:: Supplied data
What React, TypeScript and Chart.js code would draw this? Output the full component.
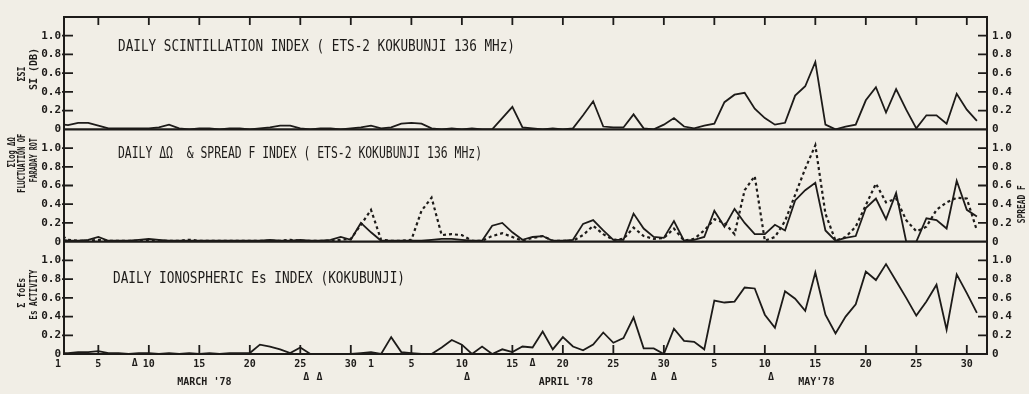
import React, { useEffect, useRef } from 'react';
import { Chart, registerables } from 'chart.js';

Chart.register(...registerables);

const INK = '#1d1b19';
const PAPER = '#f1eee6';
const MONO = "'DejaVu Sans Mono', 'Liberation Mono', monospace";

// Daily values, index 0 = 1 March 1978 ... index 91 = 31 May 1978
const SI_VALUES = [
  0.06, 0.045, 0.07, 0.07, 0.04, 0.01, 0.01, 0.01, 0.01, 0.01,
  0.02, 0.05, 0.01, 0.0, 0.01, 0.01, 0.0, 0.01, 0.01, 0.0,
  0.01, 0.02, 0.04, 0.04, 0.01, 0.0, 0.01, 0.01, 0.0, 0.01,
  0.02, 0.04, 0.01, 0.02, 0.06, 0.07, 0.06, 0.01, 0.0, 0.01,
  0.0, 0.01, 0.0, 0.0, 0.12, 0.24, 0.02, 0.01, 0.0, 0.01,
  0.0, 0.01, 0.15, 0.3, 0.03, 0.02, 0.02, 0.16, 0.01, 0.0,
  0.05, 0.12, 0.03, 0.01, 0.04, 0.06, 0.29, 0.37, 0.39, 0.22,
  0.12, 0.05, 0.07, 0.36, 0.46, 0.72, 0.05, 0.0, 0.03, 0.05,
  0.31, 0.45, 0.18, 0.43, 0.21, 0.01, 0.15, 0.15, 0.06, 0.38,
  0.21, 0.09,
];

const DOMEGA_VALUES = [
  0.03, 0.01, 0.01, 0.02, 0.05, 0.01, 0.01, 0.01, 0.02, 0.03,
  0.02, 0.01, 0.01, 0.01, 0.01, 0.01, 0.01, 0.01, 0.01, 0.01,
  0.01, 0.02, 0.01, 0.01, 0.02, 0.01, 0.01, 0.02, 0.05, 0.02,
  0.2, 0.1, 0.01, 0.01, 0.01, 0.01, 0.01, 0.02, 0.03, 0.03,
  0.02, 0.01, 0.01, 0.17, 0.2, 0.1, 0.02, 0.05, 0.06, 0.01,
  0.01, 0.02, 0.19, 0.23, 0.12, 0.02, 0.02, 0.3, 0.14, 0.05,
  0.04, 0.22, 0.01, 0.02, 0.05, 0.33, 0.16, 0.35, 0.2, 0.08,
  0.08, 0.18, 0.12, 0.44, 0.55, 0.63, 0.12, 0.01, 0.04, 0.06,
  0.36, 0.46, 0.24, 0.52, 0.0, 0.0, 0.25, 0.23, 0.14, 0.65,
  0.34, 0.27,
];

const SPREADF_VALUES = [
  0.09, 0.02, 0.01, 0.01, 0.02, 0.01, 0.01, 0.01, 0.01, 0.02,
  0.01, 0.01, 0.01, 0.02, 0.01, 0.01, 0.01, 0.01, 0.01, 0.01,
  0.01, 0.01, 0.01, 0.02, 0.01, 0.01, 0.01, 0.01, 0.02, 0.03,
  0.18, 0.34, 0.02, 0.01, 0.01, 0.02, 0.33, 0.47, 0.07, 0.08,
  0.07, 0.01, 0.01, 0.06, 0.09, 0.05, 0.01, 0.04, 0.06, 0.01,
  0.01, 0.01, 0.07, 0.17, 0.08, 0.02, 0.03, 0.15, 0.06, 0.03,
  0.04, 0.14, 0.01, 0.03, 0.12, 0.24, 0.2, 0.08, 0.55, 0.7,
  0.01, 0.05, 0.22, 0.5, 0.78, 1.03, 0.3, 0.01, 0.05, 0.16,
  0.39, 0.62, 0.42, 0.46, 0.23, 0.11, 0.16, 0.34, 0.42, 0.47,
  0.46, 0.12,
];

const ES_VALUES = [
  0.01, 0.01, 0.02, 0.02, 0.03, 0.01, 0.01, 0.0, 0.01, 0.01,
  0.0, 0.01, 0.0, 0.01, 0.0, 0.01, 0.0, 0.01, 0.01, 0.01,
  0.1, 0.08, 0.05, 0.01, 0.07, 0.0, 0.0, 0.0, 0.0, 0.0,
  0.01, 0.02, 0.0, 0.18, 0.02, 0.01, 0.0, 0.0, 0.07, 0.15,
  0.1, 0.0, 0.08, 0.0, 0.05, 0.02, 0.08, 0.07, 0.24, 0.05,
  0.18, 0.08, 0.04, 0.1, 0.23, 0.12, 0.17, 0.39, 0.06, 0.06,
  0.0, 0.27, 0.14, 0.13, 0.05, 0.57, 0.55, 0.56, 0.71, 0.7,
  0.42, 0.28, 0.67, 0.59, 0.46, 0.87, 0.42, 0.22, 0.4, 0.53,
  0.88, 0.79, 0.96, 0.78, 0.6, 0.41, 0.56, 0.74, 0.26, 0.85,
  0.65, 0.44,
];

// Axis ticks / labels
const X_TICK_DAYS = [0, 4, 9, 14, 19, 24, 29, 31, 35, 40, 45, 50, 55, 60, 65, 70, 75, 80, 85, 90];
const X_TICK_LABELS = ['1', '5', '10', '15', '20', '25', '30', '1', '5', '10', '15', '20', '25', '30', '5', '10', '15', '20', '25', '30'];
const X_MARK_DAYS = [4, 9, 14, 19, 24, 29, 35, 40, 45, 50, 55, 60, 65, 70, 75, 80, 85, 90];
const Y_TICKS = [0, 0.2, 0.4, 0.6, 0.8, 1.0];
const MONTH_LABELS = ["MARCH '78", "APRIL '78", "MAY'78"];
const MONTH_CENTERS = [14.5, 50.3, 75.1];
const TRIANGLE_DAYS = [7.6, 24.6, 25.9, 40.5, 47, 59, 61, 70.6];
const TRIANGLE_ROWS = [0, 1, 1, 1, 0, 1, 1, 1];

const PANEL_TITLES = [
  'DAILY SCINTILLATION INDEX ( ETS-2 KOKUBUNJI 136 MHz)',
  'DAILY \u0394\u03A9  & SPREAD F INDEX ( ETS-2 KOKUBUNJI 136 MHz)',
  'DAILY IONOSPHERIC Es INDEX (KOKUBUNJI)',
];
const LEFT_TITLES = [
  ['\u03A3SI', 'SI (DB)'],
  ['\u03A3log \u0394\u03A9', 'FLUCTUATION OF', 'FARADAY ROT'],
  ['\u03A3 foEs', 'Es ACTIVITY'],
];
const RIGHT_TITLE = 'SPREAD F';

const toPoints = (arr: number[]) => arr.map((v, i) => ({ x: i, y: v }));

function fitText(ctx: CanvasRenderingContext2D, text: string, x: number, y: number, width: number, rotate = false) {
  const w = ctx.measureText(text).width;
  ctx.save();
  ctx.translate(x, y);
  if (rotate) ctx.rotate(-Math.PI / 2);
  ctx.scale(width / w, 1);
  ctx.fillText(text, 0, 0);
  ctx.restore();
}

const decor = {
  id: 'decor',
  beforeDraw(chart: any) {
    const { ctx, width, height } = chart;
    ctx.save();
    ctx.fillStyle = PAPER;
    ctx.fillRect(0, 0, width, height);
    ctx.restore();
  },
  afterDraw(chart: any) {
    const { ctx, chartArea: a, scales } = chart;
    const x = scales.x;
    const panels = [scales.yTop, scales.yMid, scales.yBot];
    ctx.save();
    ctx.strokeStyle = INK;
    ctx.fillStyle = INK;
    ctx.lineCap = 'butt';

    // frame + panel separators
    ctx.lineWidth = 2;
    ctx.strokeRect(a.left, a.top, a.right - a.left, a.bottom - a.top);
    ctx.lineWidth = 2.4;
    [scales.yTop, scales.yMid].forEach((s: any) => {
      const py = s.getPixelForValue(0);
      ctx.beginPath();
      ctx.moveTo(a.left, py);
      ctx.lineTo(a.right, py);
      ctx.stroke();
    });

    // x tick marks (inward, bottom and top)
    ctx.lineWidth = 1.8;
    X_MARK_DAYS.forEach((d) => {
      const px = x.getPixelForValue(d);
      ctx.beginPath();
      ctx.moveTo(px, a.bottom);
      ctx.lineTo(px, a.bottom - 9);
      ctx.moveTo(px, a.top);
      ctx.lineTo(px, a.top + 8);
      ctx.stroke();
    });

    // y tick marks
    panels.forEach((s: any) => {
      Y_TICKS.slice(1).forEach((v) => {
        const py = s.getPixelForValue(v);
        ctx.beginPath();
        ctx.moveTo(a.left - 2, py);
        ctx.lineTo(a.left + 9, py);
        ctx.moveTo(a.right - 9, py);
        ctx.lineTo(a.right, py);
        ctx.stroke();
      });
    });

    // panel titles
    ctx.font = `15px ${MONO}`;
    ctx.textAlign = 'left';
    ctx.textBaseline = 'alphabetic';
    const titleWidths = [397, 364, 292];
    const titleX = [118, 118, 113];
    const titleDy = [34, 29, 41];
    panels.forEach((s: any, i: number) => {
      fitText(ctx, PANEL_TITLES[i], titleX[i], s.top + titleDy[i], titleWidths[i]);
    });

    // rotated axis titles
    ctx.font = `bold 10px ${MONO}`;
    ctx.textAlign = 'center';
    ctx.textBaseline = 'middle';
    const leftCols = [[22, 34], [12.5, 22.5, 34], [22, 34]];
    const leftOffsets = [[57, 52], [23, 34, 31], [51, 53]];
    const leftLens = [[15, 42], [30, 59, 44], [30, 50]];
    panels.forEach((s: any, i: number) => {
      LEFT_TITLES[i].forEach((t, j) => {
        fitText(ctx, t, leftCols[i][j], s.top + leftOffsets[i][j], leftLens[i][j], true);
      });
    });
    fitText(ctx, RIGHT_TITLE, 1022, scales.yMid.top + 75, 38, true);

    // triangles and month labels
    ctx.font = `bold 10px ${MONO}`;
    ctx.textAlign = 'center';
    ctx.textBaseline = 'middle';
    TRIANGLE_DAYS.forEach((d, i) => {
      ctx.fillText('\u0394', x.getPixelForValue(d), a.bottom + (TRIANGLE_ROWS[i] ? 23 : 9));
    });
    MONTH_LABELS.forEach((m, i) => {
      ctx.fillText(m, x.getPixelForValue(MONTH_CENTERS[i]), a.bottom + 28);
    });
    ctx.restore();
  },
};

function yAxis(stack: string, position: 'left' | 'right') {
  return {
    type: 'linear',
    position,
    stack,
    stackWeight: 1,
    min: 0,
    max: 1.2,
    afterBuildTicks: (s: any) => {
      s.ticks = Y_TICKS.map((v) => ({ value: v }));
    },
    afterFit: (s: any) => {
      s.width = position === 'left' ? 64 : 42;
    },
    grid: { display: false, drawTicks: false },
    border: { display: false },
    ticks: {
      autoSkip: false,
      color: INK,
      font: { family: MONO, size: 11, weight: 'bold' },
      padding: position === 'left' ? 3 : 5,
      callback: (v: number) => (v === 0 ? '0' : v.toFixed(1)),
    },
  };
}

export default function App() {
  const ref = useRef<HTMLCanvasElement | null>(null);
  useEffect(() => {
    if (!ref.current) return;
    const chart = new Chart(ref.current, {
      type: 'line',
      data: {
        datasets: [
          { label: 'SI', data: toPoints(SI_VALUES), yAxisID: 'yTop', borderColor: INK, borderWidth: 1.8, pointRadius: 0, tension: 0 },
          { label: 'dOmega', data: toPoints(DOMEGA_VALUES), yAxisID: 'yMid', borderColor: INK, borderWidth: 1.8, pointRadius: 0, tension: 0 },
          { label: 'Spread F', data: toPoints(SPREADF_VALUES), yAxisID: 'yMid', borderColor: INK, borderWidth: 2.2, borderDash: [3, 3], pointRadius: 0, tension: 0 },
          { label: 'Es', data: toPoints(ES_VALUES), yAxisID: 'yBot', borderColor: INK, borderWidth: 1.8, pointRadius: 0, tension: 0 },
        ],
      },
      options: {
        animation: false,
        responsive: false,
        devicePixelRatio: 1,
        layout: { padding: { top: 17, left: 0, right: 0, bottom: 0 } },
        plugins: { legend: { display: false }, tooltip: { enabled: false } },
        scales: {
          x: {
            type: 'linear',
            position: 'bottom',
            min: 0.6,
            max: 92,
            afterBuildTicks: (s: any) => {
              s.ticks = X_TICK_DAYS.map((v) => ({ value: v }));
            },
            afterFit: (s: any) => {
              s.height = 40;
            },
            grid: { display: false, drawTicks: false },
            border: { display: false },
            ticks: {
              autoSkip: false,
              maxRotation: 0,
              color: INK,
              padding: 4,
              font: { family: MONO, size: 10, weight: 'bold' },
              callback: (v: number) => {
                const k = X_TICK_DAYS.indexOf(v);
                return k >= 0 ? X_TICK_LABELS[k] : '';
              },
            },
          },
          // stacked axes are laid out bottom-first
          yBot: yAxis('L', 'left'),
          yMid: yAxis('L', 'left'),
          yTop: yAxis('L', 'left'),
          yBotR: yAxis('R', 'right'),
          yMidR: yAxis('R', 'right'),
          yTopR: yAxis('R', 'right'),
        } as any,
      },
      plugins: [decor],
    } as any);
    return () => chart.destroy();
  }, []);
  return (
    <div style={{ position: 'absolute', left: 0, top: 0, width: 1029, height: 394 }}>
      <canvas ref={ref} width={1029} height={394} style={{ width: 1029, height: 394, display: 'block' }} />
    </div>
  );
}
::::
> _Written request_
Give again, word for word, every line from the top of the data above to the line holding "Sans Mono', 'Liberation", inclusive, with the pictures left out.

> _In response_
What React, TypeScript and Chart.js code would draw this? Output the full component.
import React, { useEffect, useRef } from 'react';
import { Chart, registerables } from 'chart.js';

Chart.register(...registerables);

const INK = '#1d1b19';
const PAPER = '#f1eee6';
const MONO = "'DejaVu Sans Mono', 'Liberation Mono', monospace";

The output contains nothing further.